Currently, there is some front end sag, even without the plow hanging from the front. I want to, at minimum give a normal ride height to the front without the plow. I would imagine that going pretty level should also stiffen the front end a little and give less sag when the plow is attached.

My thoughts were to go where it looks pretty even and give another turn or two.

Do you guys add weight to the front of your truck when getting it aligned to make up for the plow, or do it without and hope it doesnt squat bad enough to cause an issue for the alignment?


----------



## LapeerLandscape (Dec 29, 2012)

Never had an issue with alignment after turning the bars up. I sometimes have turned them down a little in the spring. In my experience 4 turns was about an inch rise. I would measure at the fender just above the tire, turn up the bars, bounce the front end and measure again.


----------



## Sprag-O (Dec 31, 2013)

Cranking your t-bars does net you some negative camber and negative toe... Adding weight may negate that, but it's something to think about. If you leave them torqued all year, I'd get it aligned.

Anytime I do any front end work on our vehicles, I typically bring the car/truck in to get aligned. Rather burn $65 on an alignment than 2-400 in tires.


----------



## snowymassbowtie (Sep 22, 2013)

Ive cranked up the torsion bars on 3 different GM`s ive owned. Each truck was turned up between 3-4 turns and I added timbrens. As far as needing an alignment, I didnt do it on any of the 3 trucks and never turned them back down and I never had tires wear uneven. As a matter of fact I just put new skins on my present truck and they checked the alignment and told me it was with in specs and the tires I took off the truck were burned evenly across the tread. If you turn up the t bars it will change the ride,it will be stiffer but I didnt buy a 1 ton truck for the ride comfort. Just my 2 cents from my experiences


----------



## xjoedirt55x (Dec 11, 2009)

LapeerLandscape;1889607 said:


> Never had an issue with alignment after turning the bars up. I sometimes have turned them down a little in the spring. In my experience 4 turns was about an inch rise. I would measure at the fender just above the tire, turn up the bars, bounce the front end and measure again.

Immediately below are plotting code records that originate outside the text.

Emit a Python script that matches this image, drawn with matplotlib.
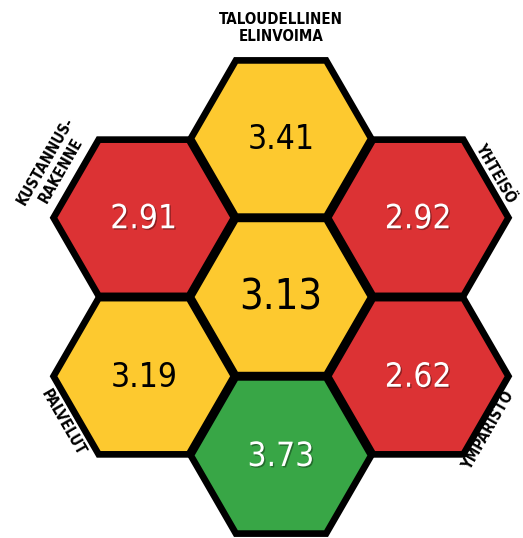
import numpy as np
import matplotlib
matplotlib.use("Agg")
import matplotlib.pyplot as plt
from matplotlib.patches import RegularPolygon
import matplotlib.patheffects as pe

# arvot kuusikulmioissa (keskellä kokonaisarvo)
arvot = [3.13, 3.41, 2.92, 2.62, 3.73, 3.19, 2.91]
# osa-alueiden nimet (tyhjä = ei otsikkoa)
nimet = ["", "TALOUDELLINEN\nELINVOIMA", "YHTEISÖ", "YMPÄRISTÖ", "",
         "PALVELUT", "KUSTANNUS-\nRAKENNE"]

# asettelu: aksiaaliset koordinaatit (q, r) tasapäisille kuusikulmioille
ruudut = [(0, 0), (0, -1), (1, -1), (1, 0), (0, 1), (-1, 1), (-1, 0)]
# otsikon suunta, kierto, etäisyys reunasta ja siirto reunan suuntaan
otsikko_kulma = [None, 90, 30, -30, None, -150, 150]
otsikko_rot = [0, 0, -60, 60, 0, -60, 60]
otsikko_eta = [0, 31, 10, 9, 0, 14, 25]
otsikko_siirto = [0, 0, 0, -12, 0, 0, 0]

PUNAINEN = "#dc3234"
KELTAINEN = "#fdc92f"
VIHREA = "#38a646"

def vari(v):
    if v < 3.0:
        return PUNAINEN
    if v < 3.5:
        return KELTAINEN
    return VIHREA

W, H = 523, 538
fig = plt.figure(figsize=(W / 100, H / 100), dpi=100)
ax = fig.add_axes([0, 0, 1, 1])
ax.set_xlim(0, W)
ax.set_ylim(H, 0)
ax.axis("off")

R_grid = 91.5   # ruudukon säde (px)
R_hex = 90.2    # piirretyn kuusikulmion säde
cx0, cy0 = 281, 297
apoteemi = R_grid * np.sqrt(3) / 2

fontti = ["Liberation Sans Narrow", "DejaVu Sans"]
shadow = [pe.withSimplePatchShadow(offset=(1, -1), shadow_rgbFace="k", alpha=0.35)]

for i, (q, r) in enumerate(ruudut):
    cx = cx0 + 1.5 * R_grid * q
    cy = cy0 + np.sqrt(3) * R_grid * (r + q / 2)
    hexa = RegularPolygon((cx, cy), numVertices=6, radius=R_hex,
                          orientation=np.pi / 6, facecolor=vari(arvot[i]),
                          edgecolor="black", linewidth=4.8, joinstyle="miter")
    ax.add_patch(hexa)

    v = arvot[i]
    tekstivari = "black" if vari(v) == KELTAINEN else "white"
    koko = 30 if i == 0 else 24
    t = ax.text(cx, cy + 1, f"{v:.2f}", ha="center", va="center", fontsize=koko,
                color=tekstivari, family=fontti, fontstretch="condensed")
    if tekstivari == "white":
        t.set_path_effects(shadow)

    if nimet[i]:
        a = np.deg2rad(otsikko_kulma[i])
        d = apoteemi + otsikko_eta[i]
        # normaali (n) ja reunan suunta (t) kuvapisteinä
        nx, ny = np.cos(a), -np.sin(a)
        tx_, ty_ = ny, -nx
        tx = cx + d * nx + otsikko_siirto[i] * tx_
        ty = cy + d * ny + otsikko_siirto[i] * ty_
        ax.text(tx, ty, nimet[i], ha="center", va="center", multialignment="center",
                rotation=otsikko_rot[i], rotation_mode="anchor", fontsize=10.8,
                fontweight="heavy", family=fontti, fontstretch="condensed",
                linespacing=1.2, color="black")

fig.savefig("out.png", dpi=100)
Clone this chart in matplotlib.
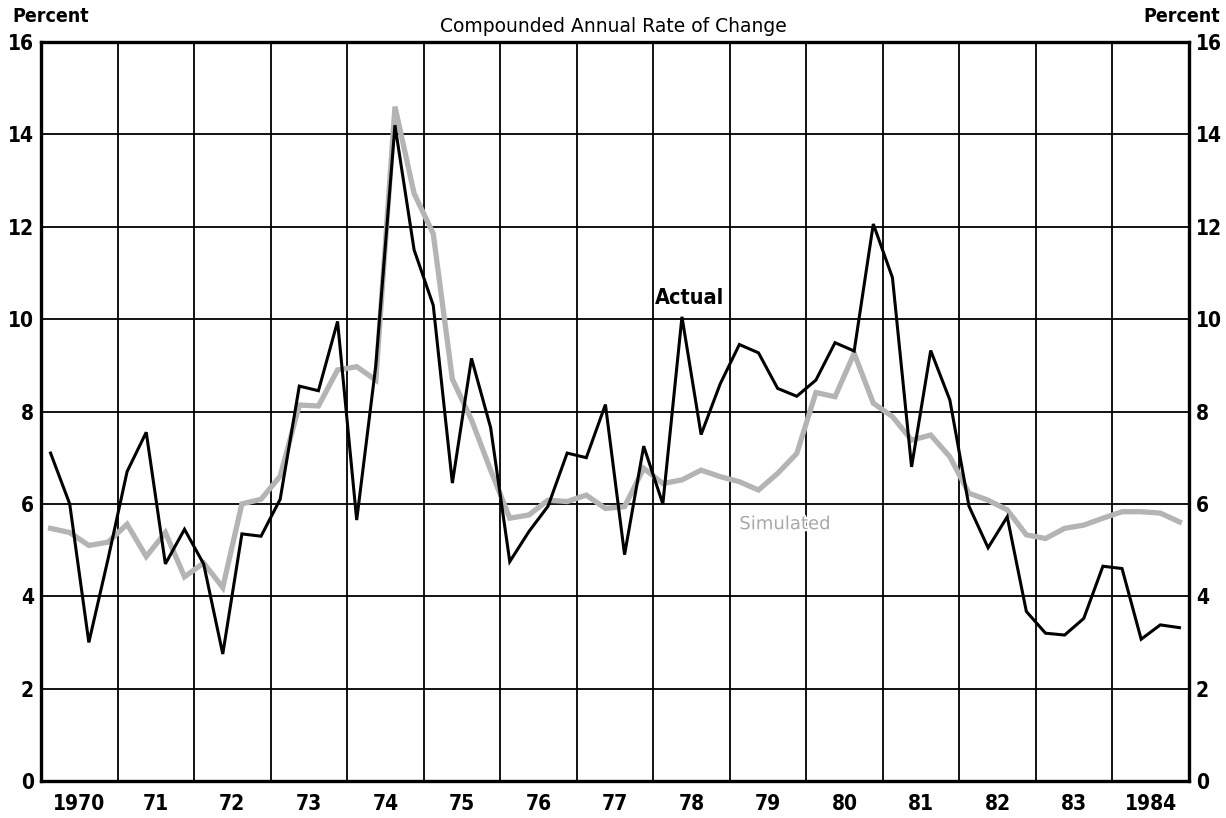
import matplotlib
matplotlib.use("Agg")
import matplotlib.pyplot as plt
import matplotlib.patheffects as pe
import numpy as np

# quarterly rates, 1970Q1 .. 1984Q4
actual = [
    7.1, 6.0, 3.0, 4.8,      # 1970
    6.7, 7.55, 4.7, 5.45,    # 1971
    4.7, 2.75, 5.35, 5.3,    # 1972
    6.1, 8.55, 8.45, 9.95,   # 1973
    5.65, 9.0, 14.2, 11.5,   # 1974
    10.3, 6.45, 9.15, 7.65,  # 1975
    4.75, 5.4, 5.95, 7.1,    # 1976
    7.0, 8.15, 4.9, 7.25,    # 1977
    6.0, 10.05, 7.5, 8.6,    # 1978
    9.45, 9.27, 8.5, 8.33,   # 1979
    8.68, 9.49, 9.31, 12.06, # 1980
    10.9, 6.8, 9.32, 8.25,   # 1981
    5.95, 5.05, 5.72, 3.67,  # 1982
    3.2, 3.16, 3.52, 4.65,   # 1983
    4.6, 3.07, 3.38, 3.32,   # 1984
]
simulated = [
    5.47, 5.38, 5.1, 5.17,
    5.56, 4.86, 5.38, 4.42,
    4.72, 4.19, 6.0, 6.1,
    6.6, 8.14, 8.12, 8.9,
    8.97, 8.68, 14.6, 12.72,
    11.85, 8.7, 7.82, 6.73,
    5.69, 5.76, 6.08, 6.05,
    6.19, 5.9, 5.94, 6.77,
    6.44, 6.52, 6.73, 6.59,
    6.48, 6.3, 6.66, 7.09,
    8.41, 8.32, 9.26, 8.18,
    7.89, 7.38, 7.49, 7.02,
    6.23, 6.08, 5.87, 5.33,
    5.25, 5.47, 5.54, 5.69,
    5.83, 5.83, 5.8, 5.61,
]
year_labels = ["1970", "71", "72", "73", "74", "75", "76", "77",
               "78", "79", "80", "81", "82", "83", "1984"]
y_ticks = [0, 2, 4, 6, 8, 10, 12, 14, 16]

# narrow heavy lettering for the scale numbers and labels
BOLD = dict(fontfamily="DejaVu Sans", fontweight="bold", fontstretch="condensed")

# each quarter sits in the middle of its quarter-year slot
x = 1970 + (np.arange(len(actual)) + 0.5) / 4

fig = plt.figure(figsize=(12.26, 8.18), dpi=100, facecolor="white")
ax = fig.add_axes([41 / 1226, 37 / 818, 1148 / 1226, 739 / 818])

ax.plot(x, simulated, color="#b4b4b4", lw=3.8, solid_joinstyle="miter", zorder=3)
ax.plot(x, actual, color="black", lw=2.2, solid_joinstyle="miter", zorder=4)

ax.set_xlim(1970, 1985)
ax.set_ylim(0, 16)

# year boundaries carry the grid, year centres carry the labels
ax.set_xticks(np.arange(1971, 1985))
ax.set_xticklabels([])
ax.set_xticks(np.arange(1970, 1985) + 0.5, minor=True)
ax.set_xticklabels(year_labels, minor=True, fontsize=15, **BOLD)
ax.tick_params(axis="x", which="both", length=0, pad=9)

ax.set_yticks(y_ticks)
ax.set_yticklabels([str(v) for v in y_ticks], fontsize=15, **BOLD)
ax.tick_params(axis="y", length=0, pad=5, labelright=True)

ax.grid(True, which="major", color="black", lw=1.3, zorder=1)
for s in ax.spines.values():
    s.set_linewidth(2.4)

ax.text(1978.48, 10.46, "Actual", fontsize=15.5, ha="center", va="center",
        zorder=5, **BOLD)
ax.text(1979.72, 5.56, "Simulated", fontsize=13, color="#a9a9a9",
        ha="center", va="center", zorder=5,
        path_effects=[pe.withStroke(linewidth=3, foreground="white")])

fig.text(0.5, 1 - 27 / 818, "Compounded Annual Rate of Change",
         fontsize=13.5, ha="center", va="center")
fig.text(12 / 1226, 1 - 17 / 818, "Percent", fontsize=14,
         ha="left", va="center", **BOLD)
fig.text(1220 / 1226, 1 - 17 / 818, "Percent", fontsize=14,
         ha="right", va="center", **BOLD)

fig.savefig("out.png", dpi=100, facecolor="white")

From what I am reading, one turn yields .2 to .25 of an inch. I am thinking I am going to try and get between 1.5 and 2".



Sprag-O;1889624 said:


> Cranking your t-bars does net you some negative camber and negative toe... Adding weight may negate that, but it's something to think about. If you leave them torqued all year, I'd get it aligned.
> 
> Anytime I do any front end work on our vehicles, I typically bring the car/truck in to get aligned. Rather burn $65 on an alignment than 2-400 in tires.

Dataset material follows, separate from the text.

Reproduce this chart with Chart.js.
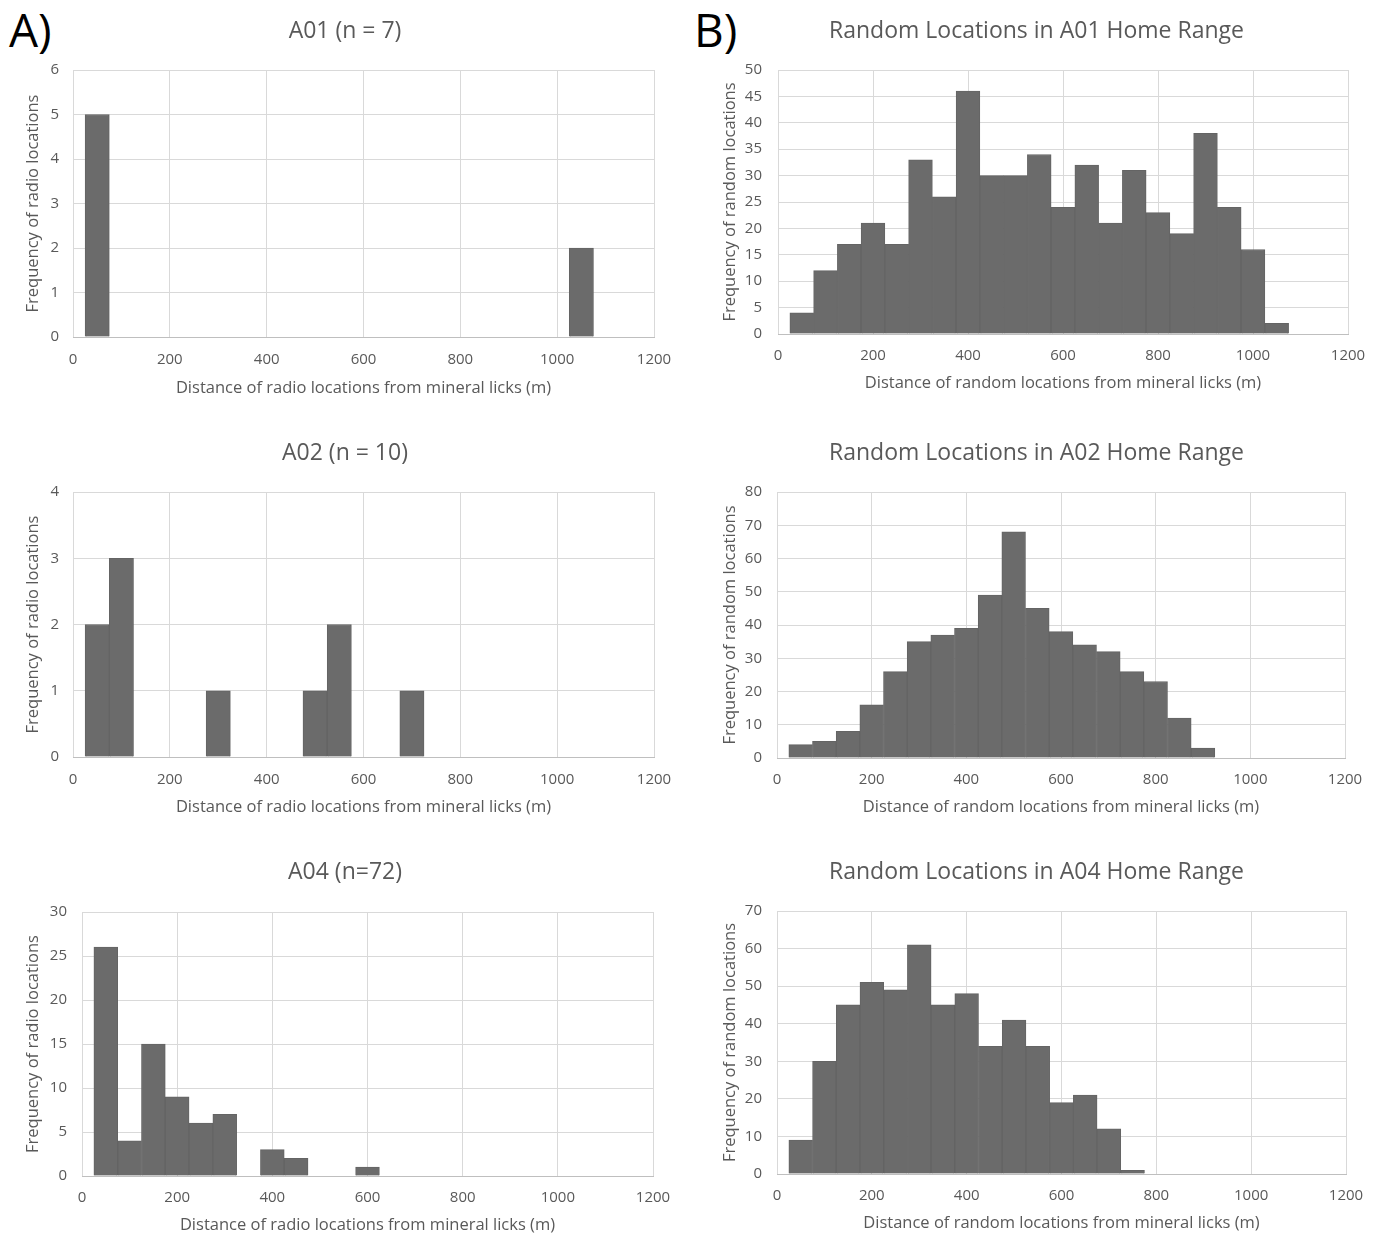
<!DOCTYPE html>
<html><head><meta charset="utf-8">
<script src="https://cdn.jsdelivr.net/npm/chart.js@4"></script>
<style>
body{margin:0;background:#fff;width:1383px;height:1238px;position:relative;overflow:hidden;font-family:'Open Sans',sans-serif}
canvas{position:absolute}
.lab{position:absolute;font-size:46px;line-height:1;color:#000;font-family:'Open Sans',sans-serif}
</style></head><body>
<div class="lab" style="left:9px;top:6px">A)</div>
<div class="lab" style="left:694px;top:6px">B)</div>
<canvas id="a01"></canvas><canvas id="b01"></canvas>
<canvas id="a02"></canvas><canvas id="b02"></canvas>
<canvas id="a04"></canvas><canvas id="b04"></canvas>
<script>
// ---- data ----
const binCenters = [50,100,150,200,250,300,350,400,450,500,550,600,650,700,750,800,850,900,950,1000,1050];
const countsA01 = [5,0,0,0,0,0,0,0,0,0,0,0,0,0,0,0,0,0,0,0,2];
const countsA02 = [2,3,0,0,0,1,0,0,0,1,2,0,0,1,0,0,0,0,0,0,0];
const countsA04 = [26,4,15,9,6,7,0,3,2,0,0,1,0,0,0,0,0,0,0,0,0];
const countsB01 = [4,12,17,21,17,33,26,46,30,30,34,24,32,21,31,23,19,38,24,16,2];
const countsB02 = [4,5,8,16,26,35,37,39,49,68,45,38,34,32,26,23,12,3,0,0,0];
const countsB04 = [9,30,45,51,49,61,45,48,34,41,34,19,21,12,1,0,0,0,0,0,0];
const xTickLabels = [0,200,400,600,800,1000,1200];
const titles = {
  a01:'A01 (n = 7)', a02:'A02 (n = 10)', a04:'A04 (n=72)',
  b01:'Random Locations in A01 Home Range', b02:'Random Locations in A02 Home Range', b04:'Random Locations in A04 Home Range'
};
const xTitleRadio = 'Distance of radio locations from mineral licks (m)';
const xTitleRandom = 'Distance of random locations from mineral licks (m)';
const yTitleRadio = 'Frequency of radio locations';
const yTitleRandom = 'Frequency of random locations';
const yMax = {a01:6, a02:4, a04:30, b01:50, b02:80, b04:70};
const yStep = {a01:1, a02:1, a04:5, b01:5, b02:10, b04:10};

// ---- layout (page px) ----
const geo = {
  a01:{left:0,top:0,w:690,h:420,pL:73,pR:654,pT:70,pB:337,titleY:31,xTickY:360,xTitleY:388,yTitleX:33,yTickR:59},
  a02:{left:0,top:420,w:690,h:420,pL:73,pR:654,pT:492,pB:757,titleY:453,xTickY:780,xTitleY:807,yTitleX:33,yTickR:59},
  a04:{left:0,top:840,w:690,h:398,pL:82,pR:653,pT:912,pB:1176,titleY:872,xTickY:1198,xTitleY:1225,yTitleX:33,yTickR:67},
  b01:{left:690,top:0,w:693,h:420,pL:778,pR:1348,pT:70,pB:334,titleY:31,xTickY:356,xTitleY:383,yTitleX:730,yTickR:762},
  b02:{left:690,top:420,w:693,h:420,pL:777,pR:1345,pT:492,pB:758,titleY:453,xTickY:780,xTitleY:807,yTitleX:730,yTickR:762},
  b04:{left:690,top:840,w:693,h:398,pL:777,pR:1346,pT:911,pB:1174,titleY:872,xTickY:1196,xTitleY:1223,yTitleX:730,yTickR:762}
};

Chart.defaults.font.family = "'Open Sans', sans-serif";
const TXT = '#595959';
const TS = 23, AS = 16.5, KS = 15;
const TL = TS*1.2, AL = AS*1.2, KL = KS*1.2;

function build(id, counts, xTitle, yTitle){
  const g = geo[id];
  const cv = document.getElementById(id);
  cv.width = g.w; cv.height = g.h;
  cv.style.left = g.left+'px'; cv.style.top = g.top+'px';
  cv.style.width = g.w+'px'; cv.style.height = g.h+'px';
  const padTop = g.titleY - g.top - TL/2;
  const padBot = (g.pT - g.top) - padTop - TL;
  const data = binCenters.map((x,i)=>({x:x, y:counts[i]}));
  new Chart(cv, {
    type:'bar',
    data:{datasets:[{
      data:data,
      backgroundColor:c=>(c.raw && c.raw.y>0)?'#6b6b6b':'rgba(0,0,0,0)',
      borderColor:'#646464',
      borderWidth:c=>(c.raw && c.raw.y>0)?1:0,
      barPercentage:1, categoryPercentage:1
    }]},
    options:{
      responsive:false, animation:false, devicePixelRatio:1,
      layout:{padding:0},
      plugins:{
        legend:{display:false}, tooltip:{enabled:false},
        title:{display:true,text:titles[id],color:TXT,font:{size:TS,weight:'normal'},padding:{top:padTop,bottom:padBot}}
      },
      scales:{
        x:{type:'linear',min:0,max:1200,offset:false,
          afterBuildTicks:s=>{s.ticks = xTickLabels.map(v=>({value:v}));},
          ticks:{color:TXT,font:{size:KS},padding:g.xTickY-g.pB-KL/2,maxRotation:0,autoSkip:false,callback:v=>String(v)},
          grid:{color:'#d9d9d9',drawTicks:false,offset:false,lineWidth:1},
          border:{display:true,color:'#bfbfbf'},
          title:{display:true,text:xTitle,color:TXT,font:{size:AS},padding:{top:0,bottom:g.top+g.h-g.xTitleY-AL/2}},
          afterFit:s=>{s.height = g.top+g.h-g.pB;}
        },
        y:{min:0,max:yMax[id],
          ticks:{stepSize:yStep[id],color:TXT,font:{size:KS},padding:g.pL-g.yTickR,callback:v=>String(v)},
          grid:{color:'#d9d9d9',drawTicks:false},
          border:{display:false},
          title:{display:true,text:yTitle,color:TXT,font:{size:AS},padding:{top:g.yTitleX-g.left-AL/2,bottom:0}},
          afterFit:s=>{s.width = g.pL-g.left;}
        },
        yr:{position:'right',display:true,
          ticks:{display:false},grid:{display:false},border:{display:false},
          afterFit:s=>{s.width = g.left+g.w-g.pR;}
        }
      }
    }
  });
}
build('a01', countsA01, xTitleRadio, yTitleRadio);
build('a02', countsA02, xTitleRadio, yTitleRadio);
build('a04', countsA04, xTitleRadio, yTitleRadio);
build('b01', countsB01, xTitleRandom, yTitleRandom);
build('b02', countsB02, xTitleRandom, yTitleRandom);
build('b04', countsB04, xTitleRandom, yTitleRandom);
</script>
</body></html>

Alignment is coming for sure. I just did ball joints, tie rod ends, hubs, and brakes. I was just more or less wondering if I should add some weight to the front during the alignment process to simulate the weight of the plow, or if the weight of the plow would not really affect the alignment much if I have it re-aligned after I crank the t-bars.



snowymassbowtie;1889772 said:


> Ive cranked up the torsion bars on 3 different GM`s ive owned. Each truck was turned up between 3-4 turns and I added timbrens. As far as needing an alignment, I didnt do it on any of the 3 trucks and never turned them back down and I never had tires wear uneven. As a matter of fact I just put new skins on my present truck and they checked the alignment and told me it was with in specs and the tires I took off the truck were burned evenly across the tread. If you turn up the t bars it will change the ride,it will be stiffer but I didnt buy a 1 ton truck for the ride comfort. Just my 2 cents from my experiences


Yea, I could care less about ride comfort for this application.... If I were pulling a camper or something across the country it would be a different story, but this is a work truck... and maybe the rough ride will keep me awake lol.

Thanks for the input fellas. ussmileyflag


----------



## leolkfrm (Mar 11, 2010)

are you weighting the back of the truck to offset the weight of the plow?


----------



## xjoedirt55x (Dec 11, 2009)

leolkfrm;1890063 said:


> are you weighting the back of the truck to offset the weight of the plow?


I will have a ton or more of salt in the bed at a time. Which I have been thinking about the roadmaster active suspension or an add a leaf kit.


----------